地球人と火星人のファーストコンタクトもの。人面岩に魅せられた主人公が、ようやくたどり着いた人面岩の地で、異星人と出会う。同胞たちはすでに存在の次の段階に進んでおり、彼は残った最後の一人であるという。彼は、太陽系文明の後輩達に置き土産を残すため、手の込んだ手段を講じて主人公を呼び寄せたのだった。

オチで勝負する短編。

三〇〇万

「我々はアカルウ連合の第一の王国イジュギダの軍団である。我らの奴隷となるか、あるいは我らと戦って名誉ある滅びを迎えるか、欲する方を選べ」アルカリオスは単刀直入に用件を述べた。
(中略)
「我々は理解しがたいと感じている。どうして、恒星間飛行を達成するような種族がそのような蛮行を行うのか?」

これもファーストコンタクトもの。これは真面目に書いているのか、それともギャグなのか。地球よりも遙かに進んだ科学力を持つ文明が、(我々から見て)極めて野蛮な価値観しか持っていないというのだ。

異星人達はどっちが上か、支配か隷属かをはっきりさせることが重要であり、それは正々堂々とした神聖なる戦いによって決するべきである、という価値観が絶対であるらしい。対する地球人は、まずは話し合いにより対等な外交関係を築く努力から、そして戦うとなれば手段を選ばず、とくる。まるで相容れない。

確かに、我々の持つ価値観が文明の行き着く先だと考える根拠は無いのかもしれない。こういう奴らもアリか?

盗まれた昨日

イーガンを彷彿とさせる、アイデンティティ破壊SF。

ある実験がきっかけで、全人類が前向性健忘症を発症してしまった。そこから人類は短期記憶を"メモリ"に書き残すシステムを開発することで長期記憶を復活させ、元の生活を取り戻した。

主人公の女子中学生は、ある日見覚えのない部屋に寝ている自分を発見した。しかも、自分の体は見知らぬ男性のそれになっている!考えられることは一つ、この男にメモリを差し替えられたのだ。彼女は自分の部屋に帰り、そこで"男のメモリを刺した自分の体"と対面する。果たして、その女子中学生は"自分の体を使っている男"なのか、それとも"男の記憶をもった自分"なのか・・・?

人間のアイデンティティをどこに置くか、というのはとても繊細で難しい問題で、だからこそ面白い。
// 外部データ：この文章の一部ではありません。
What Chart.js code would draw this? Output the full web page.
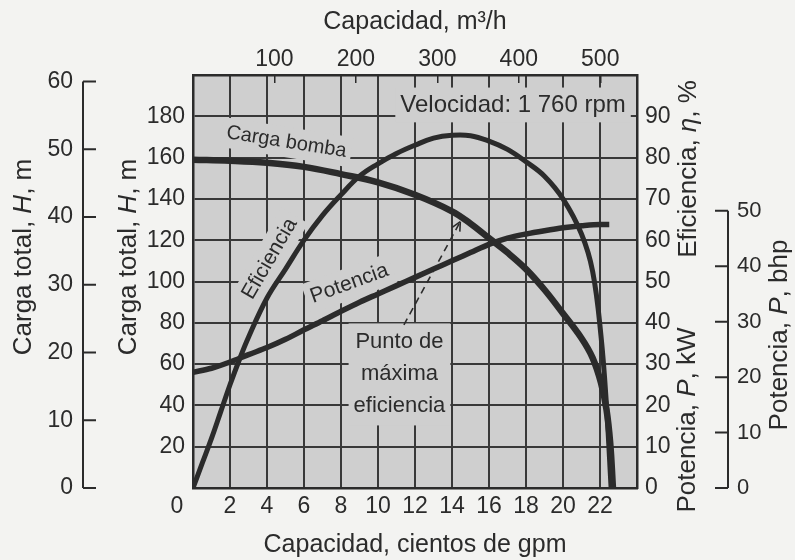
<!DOCTYPE html>
<html>
<head>
<meta charset="utf-8">
<script src="https://cdn.jsdelivr.net/npm/chart.js@4.4.1/dist/chart.umd.min.js"></script>
<style>
    html, body { margin: 0; padding: 0; background: #f3f3f1; }
    canvas { display: block; }
</style>
</head>
<body>
<canvas id="chart" width="795" height="560"></canvas>
<script>
'use strict';

// Capacidad, cientos de gpm
const gpmHead = [0, 2, 4, 6, 8, 10, 12, 14, 15, 16, 17, 18, 19, 20, 21, 21.6, 22.05, 22.35, 22.55, 22.7];
// Carga bomba, ft (escala interior)
const headFt = [159, 158.5, 157.5, 155.5, 152, 148, 142, 134, 128, 121, 114, 106, 96, 84.5, 72.5, 63, 51, 38, 22, 0];

const gpmEff = [0, 0.5, 1, 1.5, 2, 2.5, 3, 4, 5, 6, 7, 8, 9, 10, 11, 12, 13, 14, 15, 16, 17, 18, 19, 20, 21, 21.6, 22.05, 22.35, 22.6];
const effPct = [0, 6, 12, 18.5, 25, 31, 36.5, 46, 53, 60, 66, 71, 75.5, 78.5, 81, 83, 84.7, 85.4, 85.3, 84, 82, 79, 75.5, 70, 61.5, 52.5, 37, 20, 0];

const gpmPow = [0, 1, 2, 3, 4, 5, 6, 7, 8, 9, 10, 11, 12, 13, 14, 15, 16, 17, 18, 19, 20, 21, 22, 22.5];
const powKw = [28, 29, 30.5, 32.3, 34, 36, 38.3, 40.5, 42.8, 45, 47, 49, 51, 53, 55, 57, 59, 60.5, 61.5, 62.3, 63, 63.5, 63.8, 63.8];

// tick labels
const m3hTicks = [100, 200, 300, 400, 500];
const headMTicks = [0, 10, 20, 30, 40, 50, 60];
const pctTicks = [0, 10, 20, 30, 40, 50, 60, 70, 80, 90];
const bhpTicks = [0, 10, 20, 30, 40, 50];

// punto de máxima eficiencia (gpm/100, ft)
const arrowFrom = [11.4, 79];
const arrowTo = [14.45, 129];

const M3H_PER_100GPM = 22.7125;
const FT_TO_M = 0.3048;
const BHP_TOP = 74.5;

const FAMILY = '"Liberation Sans", Arial, sans-serif';
const INK = '#2b2b2b';
const PLOT_BG = '#cfcfcf';
const GRID = '#383838';

Chart.defaults.font.family = FAMILY;
Chart.defaults.color = INK;

const tickFont = { size: 23 };

function points(xs, ys) {
    return xs.map((x, i) => ({ x: x, y: ys[i] }));
}

function richText(ctx, parts, cx, cy, size, angle) {
    ctx.save();
    ctx.translate(cx, cy);
    ctx.rotate(angle);
    ctx.textBaseline = 'middle';
    ctx.textAlign = 'left';
    ctx.fillStyle = INK;
    const fonts = parts.map(p => (p[1] ? 'italic ' : '') + size + 'px ' + FAMILY);
    let total = 0;
    const widths = parts.map((p, i) => {
        ctx.font = fonts[i];
        const w = ctx.measureText(p[0]).width;
        total += w;
        return w;
    });
    let x = -total / 2;
    parts.forEach((p, i) => {
        ctx.font = fonts[i];
        ctx.fillText(p[0], x, 0);
        x += widths[i];
    });
    ctx.restore();
}

function plotLabel(ctx, note, cx, cy) {
    const gap = note.gap || note.size * 1.2;
    ctx.save();
    ctx.translate(cx, cy);
    ctx.rotate(note.angle * Math.PI / 180);
    ctx.font = note.size + 'px ' + FAMILY;
    const w = Math.max(...note.lines.map(l => ctx.measureText(l).width));
    const h = note.lines.length * gap;
    ctx.fillStyle = PLOT_BG;
    ctx.fillRect(-w / 2 - 5, -h / 2 - 3, w + 10, h + 6);
    ctx.fillStyle = INK;
    ctx.textAlign = 'center';
    ctx.textBaseline = 'middle';
    note.lines.forEach((l, i) => ctx.fillText(l, 0, -h / 2 + gap * (i + 0.5)));
    ctx.restore();
}

const notes = [
    { lines: ['Velocidad: 1 760 rpm'], q: 17.3, ft: 185.5, size: 24, angle: 0 },
    { lines: ['Carga bomba'], q: 5.05, ft: 167.5, size: 20, angle: 9 },
    { lines: ['Eficiencia'], q: 4.15, ft: 111, size: 21, angle: -60 },
    { lines: ['Potencia'], q: 8.45, ft: 99, size: 21, angle: -20 },
    { lines: ['Punto de', 'máxima', 'eficiencia'], q: 11.16, ft: 55, size: 22, angle: 0, gap: 32 },
];

const decor = {
    id: 'decor',
    beforeDraw(chart) {
        const { ctx, chartArea: a } = chart;
        ctx.save();
        ctx.fillStyle = PLOT_BG;
        ctx.fillRect(a.left, a.top, a.right - a.left, a.bottom - a.top);
        ctx.restore();
    },
    beforeDatasetsDraw(chart) {
        const { ctx, scales } = chart;
        notes.forEach(n => {
            plotLabel(ctx, n, scales.x.getPixelForValue(n.q), scales.y.getPixelForValue(n.ft));
        });
    },
    afterDraw(chart) {
        const { ctx, scales } = chart;
        ctx.save();
        ctx.strokeStyle = INK;
        ctx.lineWidth = 2;

        // bracket axis, m
        const sm = scales.yM;
        const xm = sm.right - 17;
        ctx.beginPath();
        ctx.moveTo(xm, sm.getPixelForValue(0));
        ctx.lineTo(xm, sm.getPixelForValue(60));
        headMTicks.forEach(v => {
            const y = sm.getPixelForValue(v);
            ctx.moveTo(xm, y);
            ctx.lineTo(xm + 13, y);
        });
        ctx.stroke();

        // bracket axis, bhp
        const sb = scales.bhp;
        const xb = sb.left + 26;
        ctx.beginPath();
        ctx.moveTo(xb, sb.getPixelForValue(0));
        ctx.lineTo(xb, sb.getPixelForValue(50));
        bhpTicks.forEach(v => {
            const y = sb.getPixelForValue(v);
            ctx.moveTo(xb - 13, y);
            ctx.lineTo(xb, y);
        });
        ctx.stroke();

        // dashed arrow to max efficiency point
        const x0 = scales.x.getPixelForValue(arrowFrom[0]);
        const y0 = scales.y.getPixelForValue(arrowFrom[1]);
        const x1 = scales.x.getPixelForValue(arrowTo[0]);
        const y1 = scales.y.getPixelForValue(arrowTo[1]);
        ctx.lineWidth = 1.6;
        ctx.setLineDash([7, 5]);
        ctx.beginPath();
        ctx.moveTo(x0, y0);
        ctx.lineTo(x1, y1);
        ctx.stroke();
        ctx.setLineDash([]);
        const ang = Math.atan2(y1 - y0, x1 - x0);
        ctx.beginPath();
        [-0.45, 0.45].forEach(d => {
            ctx.moveTo(x1, y1);
            ctx.lineTo(x1 - 10 * Math.cos(ang + d), y1 - 10 * Math.sin(ang + d));
        });
        ctx.stroke();

        // "0" of the gpm axis, set off to the left
        ctx.fillStyle = INK;
        ctx.font = '23px ' + FAMILY;
        ctx.textAlign = 'center';
        ctx.textBaseline = 'middle';
        ctx.fillText('0', scales.x.getPixelForValue(0) - 16, scales.x.top + 19);
        ctx.restore();

        // vertical titles
        const up = -Math.PI / 2;
        richText(ctx, [['Carga total, ', 0], ['H', 1], [', m', 0]], 24, 257, 26, up);
        richText(ctx, [['Carga total, ', 0], ['H', 1], [', m', 0]], 129, 257, 26, up);
        richText(ctx, [['Eficiencia, ', 0], ['η', 1], [', %', 0]], 689, 169, 26, up);
        richText(ctx, [['Potencia, ', 0], ['P', 1], [', kW', 0]], 688, 420, 26, up);
        richText(ctx, [['Potencia, ', 0], ['P', 1], [', bhp', 0]], 780, 335, 26, up);
    },
};

new Chart(document.getElementById('chart'), {
    type: 'line',
    data: {
        datasets: [{
            label: 'Potencia',
            data: points(gpmPow, powKw),
            yAxisID: 'pct',
            borderColor: INK,
            borderWidth: 5.5,
            cubicInterpolationMode: 'monotone',
        }, {
            label: 'Carga bomba',
            data: points(gpmHead, headFt),
            yAxisID: 'y',
            borderColor: INK,
            borderWidth: 6.5,
            tension: 0.4,
        }, {
            label: 'Eficiencia',
            data: points(gpmEff, effPct),
            yAxisID: 'pct',
            borderColor: INK,
            borderWidth: 5,
            tension: 0.4,
        }],
    },
    options: {
        responsive: false,
        animation: false,
        layout: { padding: 0 },
        elements: { point: { radius: 0 } },
        plugins: {
            legend: { display: false },
            tooltip: { enabled: false },
        },
        scales: {
            x: {
                type: 'linear',
                position: 'bottom',
                min: 0,
                max: 24,
                ticks: {
                    stepSize: 2,
                    autoSkip: false,
                    maxRotation: 0,
                    padding: 5,
                    font: tickFont,
                    callback: v => (v === 0 || v === 24 ? '' : v),
                },
                grid: { color: GRID, lineWidth: 2, drawTicks: false },
                border: { color: INK, width: 2.5 },
                title: {
                    display: true,
                    text: 'Capacidad, cientos de gpm',
                    font: { size: 25 },
                    padding: { top: 0, bottom: 0 },
                },
                afterFit: s => { s.height = 72; },
            },
            xTop: {
                type: 'linear',
                axis: 'x',
                position: 'top',
                min: 0,
                max: 24 * M3H_PER_100GPM,
                afterBuildTicks: s => { s.ticks = m3hTicks.map(v => ({ value: v })); },
                ticks: { padding: 10, font: tickFont, maxRotation: 0 },
                grid: { drawOnChartArea: false, tickLength: -8, color: INK, lineWidth: 1.5 },
                border: { color: INK, width: 2.5 },
                title: {
                    display: true,
                    text: 'Capacidad, m³/h',
                    font: { size: 25 },
                    padding: { top: 7, bottom: 0 },
                },
                afterFit: s => { s.height = 75; },
            },
            y: {
                type: 'linear',
                position: 'left',
                weight: 0,
                min: 0,
                max: 200,
                ticks: {
                    stepSize: 20,
                    padding: 8,
                    font: tickFont,
                    callback: v => (v === 0 || v === 200 ? '' : v),
                },
                grid: { color: GRID, lineWidth: 2, drawTicks: false },
                border: { color: INK, width: 2.5 },
                afterFit: s => { s.width = 93; },
            },
            yM: {
                type: 'linear',
                axis: 'y',
                position: 'left',
                weight: 1,
                min: 0,
                max: 200 * FT_TO_M,
                afterBuildTicks: s => { s.ticks = headMTicks.map(v => ({ value: v })); },
                ticks: { padding: 27, font: tickFont },
                grid: { display: false, drawTicks: false },
                border: { display: false },
                afterFit: s => { s.width = 100; },
            },
            pct: {
                type: 'linear',
                axis: 'y',
                position: 'right',
                weight: 0,
                min: 0,
                max: 100,
                afterBuildTicks: s => { s.ticks = pctTicks.map(v => ({ value: v })); },
                ticks: { padding: 8, font: tickFont },
                grid: { display: false, drawTicks: false },
                border: { color: INK, width: 2.5 },
                afterFit: s => { s.width = 65; },
            },
            bhp: {
                type: 'linear',
                axis: 'y',
                position: 'right',
                weight: 1,
                min: 0,
                max: BHP_TOP,
                afterBuildTicks: s => { s.ticks = bhpTicks.map(v => ({ value: v })); },
                ticks: { padding: 35, font: { size: 22 } },
                grid: { display: false, drawTicks: false },
                border: { display: false },
                afterFit: s => { s.width = 93; },
            },
        },
    },
    plugins: [decor],
});
</script>
</body>
</html>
ゾッとするオチも待っている。

時空争奪

クトゥルーものキタコレ!

世界中の鳥獣戯画の記録が、全て異様な生物—魚のような顔をした生き物、有翼の菌類など—の絵に取って代わられることから事件は始まる。本物からレプリカまで、全て変わってしまっている。これは歴史が改変されたとしか考えられない。しかし、自分たちの記憶には兎と蛙が相撲をとっているあの絵が残っている。これは何故だ?この異変は、どんどん現代に近づいてきている。現代に到達したら、いったい自分たちはどうなってしまうのだろう?

宇宙に存在する複数の時空の流れ、その間で発生する流れの取り合いを描く。クトゥルー的な表現は多いものの、ちょっとした味付けに使われている程度。